Bush, the brother and son of the last two Republican presidents, is mulling whether to run for the White House in 2016. Unlike several other possible GOP contenders, he kept a relatively low public profile earlier in the year. But he has actively campaigned for GOP candidates of late. He is the latest of a series of possible 2016 White House hopefuls to appear in Arkansas, including U.S. Rep. Paul Ryan of Wisconsin and New Jersey Gov. Chris Christie.

A day earlier, Bush campaigned for Republican U.S. Sen. Pat Roberts in Kansas. Last week, he was in North Carolina to boost Senate candidate Thom Tillis, and he appeared at a fundraiser in Chicago recently for another GOP governor candidate, Illinois businessman Bruce Rauner.

Bush has been an advocate of the Common Core academic standards, which were developed by a bipartisan group of governors and state school officials and later promoted by the Obama administration. The standards have faced a backlash from conservatives in Arkansas and other states, and Hutchinson has said he'll review them next year.

When asked if he had any advice for Hutchinson on the issue, Bush said higher standards are needed — even if it's not Common Core.

"For the United States to succeed and for states to succeed, we need high standards," Bush said. "Whether they're called Common Core or best Arkansas standards, whatever we have today need to be higher and they need to be assessed faithfully and we need to assure that more than a third of our kids are college and/or career ready."

Hutchinson said he believed the two were in agreement.

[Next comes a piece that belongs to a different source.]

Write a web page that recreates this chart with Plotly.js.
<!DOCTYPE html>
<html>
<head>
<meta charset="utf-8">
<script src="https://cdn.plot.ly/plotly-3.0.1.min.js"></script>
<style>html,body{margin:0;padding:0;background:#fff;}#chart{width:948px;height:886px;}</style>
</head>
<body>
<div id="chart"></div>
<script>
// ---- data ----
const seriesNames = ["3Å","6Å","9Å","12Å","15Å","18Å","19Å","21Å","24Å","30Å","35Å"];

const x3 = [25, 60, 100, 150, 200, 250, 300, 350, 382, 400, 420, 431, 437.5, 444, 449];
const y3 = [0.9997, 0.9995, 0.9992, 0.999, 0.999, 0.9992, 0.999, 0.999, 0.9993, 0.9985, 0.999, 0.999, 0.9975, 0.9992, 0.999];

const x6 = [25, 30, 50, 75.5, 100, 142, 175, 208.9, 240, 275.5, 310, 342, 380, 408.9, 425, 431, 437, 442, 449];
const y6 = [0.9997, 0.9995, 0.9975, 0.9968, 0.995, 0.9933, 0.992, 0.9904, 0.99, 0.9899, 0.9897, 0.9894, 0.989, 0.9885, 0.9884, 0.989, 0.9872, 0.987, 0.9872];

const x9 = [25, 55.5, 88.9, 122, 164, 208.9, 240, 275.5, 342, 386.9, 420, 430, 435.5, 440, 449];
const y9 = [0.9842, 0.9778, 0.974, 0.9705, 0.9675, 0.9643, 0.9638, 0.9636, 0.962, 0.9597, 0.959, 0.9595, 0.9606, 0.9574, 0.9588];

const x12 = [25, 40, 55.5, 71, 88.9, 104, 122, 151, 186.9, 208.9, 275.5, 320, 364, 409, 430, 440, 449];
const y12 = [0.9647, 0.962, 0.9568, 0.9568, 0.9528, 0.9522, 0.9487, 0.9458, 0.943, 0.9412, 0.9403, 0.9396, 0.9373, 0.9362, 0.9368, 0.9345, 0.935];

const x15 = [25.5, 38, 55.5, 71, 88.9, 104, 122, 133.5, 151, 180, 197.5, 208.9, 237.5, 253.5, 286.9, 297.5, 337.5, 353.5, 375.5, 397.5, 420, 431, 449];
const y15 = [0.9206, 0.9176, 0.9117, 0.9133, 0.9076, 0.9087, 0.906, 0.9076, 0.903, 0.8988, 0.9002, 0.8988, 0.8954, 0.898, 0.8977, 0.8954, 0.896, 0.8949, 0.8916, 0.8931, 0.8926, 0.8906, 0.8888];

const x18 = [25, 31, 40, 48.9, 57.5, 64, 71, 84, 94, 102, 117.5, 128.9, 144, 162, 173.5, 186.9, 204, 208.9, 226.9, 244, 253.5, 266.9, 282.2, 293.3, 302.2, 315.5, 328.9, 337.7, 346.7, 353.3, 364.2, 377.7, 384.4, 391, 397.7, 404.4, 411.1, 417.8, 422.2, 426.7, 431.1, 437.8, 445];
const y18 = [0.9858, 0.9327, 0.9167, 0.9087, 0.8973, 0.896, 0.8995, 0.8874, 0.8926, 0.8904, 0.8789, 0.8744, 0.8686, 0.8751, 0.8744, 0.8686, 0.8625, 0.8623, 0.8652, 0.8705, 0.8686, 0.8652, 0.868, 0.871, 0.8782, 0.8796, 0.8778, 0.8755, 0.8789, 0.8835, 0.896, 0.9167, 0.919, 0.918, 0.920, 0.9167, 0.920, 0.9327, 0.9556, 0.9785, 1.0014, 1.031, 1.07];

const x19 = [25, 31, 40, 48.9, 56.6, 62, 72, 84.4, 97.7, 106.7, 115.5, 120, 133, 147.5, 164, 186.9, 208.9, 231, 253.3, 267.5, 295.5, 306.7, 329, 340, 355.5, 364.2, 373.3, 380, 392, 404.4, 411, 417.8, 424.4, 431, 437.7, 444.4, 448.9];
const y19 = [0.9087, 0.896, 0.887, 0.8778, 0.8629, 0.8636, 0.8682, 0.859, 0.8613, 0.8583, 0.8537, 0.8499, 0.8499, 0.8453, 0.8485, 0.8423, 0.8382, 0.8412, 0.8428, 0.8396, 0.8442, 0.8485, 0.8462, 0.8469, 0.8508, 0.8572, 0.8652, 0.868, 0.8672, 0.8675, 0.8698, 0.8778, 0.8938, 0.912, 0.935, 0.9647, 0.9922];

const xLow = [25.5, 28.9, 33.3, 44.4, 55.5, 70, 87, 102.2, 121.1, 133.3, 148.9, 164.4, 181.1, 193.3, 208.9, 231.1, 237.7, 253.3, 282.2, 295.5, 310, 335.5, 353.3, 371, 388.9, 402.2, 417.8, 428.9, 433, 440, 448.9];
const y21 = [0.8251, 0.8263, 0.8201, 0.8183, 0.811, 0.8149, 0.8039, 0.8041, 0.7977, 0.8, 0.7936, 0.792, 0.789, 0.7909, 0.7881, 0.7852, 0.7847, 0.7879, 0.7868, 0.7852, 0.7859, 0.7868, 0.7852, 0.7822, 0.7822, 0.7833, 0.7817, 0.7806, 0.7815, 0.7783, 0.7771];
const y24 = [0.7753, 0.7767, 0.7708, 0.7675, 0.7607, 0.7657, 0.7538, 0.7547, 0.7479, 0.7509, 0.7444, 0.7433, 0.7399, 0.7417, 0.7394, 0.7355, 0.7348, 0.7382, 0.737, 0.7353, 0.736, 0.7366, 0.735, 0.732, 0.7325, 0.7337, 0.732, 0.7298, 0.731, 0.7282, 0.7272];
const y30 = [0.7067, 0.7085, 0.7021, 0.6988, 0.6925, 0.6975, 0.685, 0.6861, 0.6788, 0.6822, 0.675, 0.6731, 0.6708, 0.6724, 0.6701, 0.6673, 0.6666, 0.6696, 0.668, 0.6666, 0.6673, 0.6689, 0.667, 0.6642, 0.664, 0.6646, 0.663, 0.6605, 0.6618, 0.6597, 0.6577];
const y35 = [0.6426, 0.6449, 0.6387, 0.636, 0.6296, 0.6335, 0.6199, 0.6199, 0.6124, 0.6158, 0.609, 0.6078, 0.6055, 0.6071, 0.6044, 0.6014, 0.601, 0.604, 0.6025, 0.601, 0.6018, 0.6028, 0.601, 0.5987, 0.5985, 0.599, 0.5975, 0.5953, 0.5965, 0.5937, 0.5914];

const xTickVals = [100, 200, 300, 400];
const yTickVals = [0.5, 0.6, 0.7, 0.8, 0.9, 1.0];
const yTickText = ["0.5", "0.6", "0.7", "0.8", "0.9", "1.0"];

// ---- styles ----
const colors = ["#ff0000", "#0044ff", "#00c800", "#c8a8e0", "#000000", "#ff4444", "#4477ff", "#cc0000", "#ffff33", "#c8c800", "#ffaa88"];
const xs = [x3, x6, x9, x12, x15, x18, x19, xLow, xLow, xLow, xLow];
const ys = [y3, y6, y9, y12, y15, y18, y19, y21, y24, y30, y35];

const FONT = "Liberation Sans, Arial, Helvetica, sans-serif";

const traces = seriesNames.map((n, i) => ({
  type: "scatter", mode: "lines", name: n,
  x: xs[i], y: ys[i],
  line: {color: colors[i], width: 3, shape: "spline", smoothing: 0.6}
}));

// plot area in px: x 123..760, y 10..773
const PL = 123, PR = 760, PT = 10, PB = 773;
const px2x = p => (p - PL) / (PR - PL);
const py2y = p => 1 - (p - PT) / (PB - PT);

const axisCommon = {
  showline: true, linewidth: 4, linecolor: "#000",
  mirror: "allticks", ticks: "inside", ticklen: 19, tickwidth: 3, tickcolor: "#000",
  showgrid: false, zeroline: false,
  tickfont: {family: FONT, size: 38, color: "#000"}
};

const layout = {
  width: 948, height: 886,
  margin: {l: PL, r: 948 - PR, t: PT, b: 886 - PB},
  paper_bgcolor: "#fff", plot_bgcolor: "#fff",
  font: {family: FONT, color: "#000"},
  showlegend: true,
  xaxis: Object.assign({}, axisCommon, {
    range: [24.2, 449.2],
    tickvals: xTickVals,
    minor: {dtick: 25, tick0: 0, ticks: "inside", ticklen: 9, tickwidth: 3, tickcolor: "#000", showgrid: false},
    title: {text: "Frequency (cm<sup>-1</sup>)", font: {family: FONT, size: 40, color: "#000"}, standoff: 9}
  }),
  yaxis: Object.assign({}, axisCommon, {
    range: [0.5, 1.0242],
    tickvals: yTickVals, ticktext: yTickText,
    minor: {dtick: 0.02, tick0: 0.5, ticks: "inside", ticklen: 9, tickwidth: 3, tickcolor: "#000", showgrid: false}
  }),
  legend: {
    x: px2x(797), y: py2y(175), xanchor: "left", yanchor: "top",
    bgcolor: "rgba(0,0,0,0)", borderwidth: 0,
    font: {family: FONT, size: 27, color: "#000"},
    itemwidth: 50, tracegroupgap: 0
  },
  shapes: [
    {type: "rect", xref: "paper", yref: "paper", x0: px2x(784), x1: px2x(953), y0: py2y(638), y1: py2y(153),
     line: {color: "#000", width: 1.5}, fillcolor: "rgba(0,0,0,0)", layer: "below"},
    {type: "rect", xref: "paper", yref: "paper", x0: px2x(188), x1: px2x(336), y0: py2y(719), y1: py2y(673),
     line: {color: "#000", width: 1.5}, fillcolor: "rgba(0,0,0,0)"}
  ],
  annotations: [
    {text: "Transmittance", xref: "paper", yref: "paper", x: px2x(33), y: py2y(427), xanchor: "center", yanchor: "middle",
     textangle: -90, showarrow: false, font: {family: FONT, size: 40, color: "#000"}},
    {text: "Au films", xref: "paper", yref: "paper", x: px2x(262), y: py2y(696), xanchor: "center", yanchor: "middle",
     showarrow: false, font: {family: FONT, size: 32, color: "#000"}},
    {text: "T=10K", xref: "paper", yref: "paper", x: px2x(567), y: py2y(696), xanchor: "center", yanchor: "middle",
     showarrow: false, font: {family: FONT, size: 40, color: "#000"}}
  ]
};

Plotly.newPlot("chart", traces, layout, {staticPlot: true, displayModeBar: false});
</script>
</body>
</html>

"I've consistently said whatever standards we resolve that we need to make sure they're high standards and have high expectations for our students and that's critically important and that they're measurable," he said.

Bush has also been a vocal supporter of private school vouchers, an idea that Hutchinson said he doesn't support in Arkansas.

Ross and Hutchinson are running to succeed Democratic Gov. Mike Beebe, who is barred by term limits from seeking re-election. Republicans, who already have a majority among the nation's governors, hope to win a seat in Arkansas from the Democrats.

Ross' campaign accused Hutchinson of relying on "Washington and Wall Street allies" with Bush's visit.

"This should concern voters because while my focus will be on Arkansas and growing the middle class, Congressman Hutchinson's focus will be on returning the favors from his out-of-state partisan allies," he said in a statement.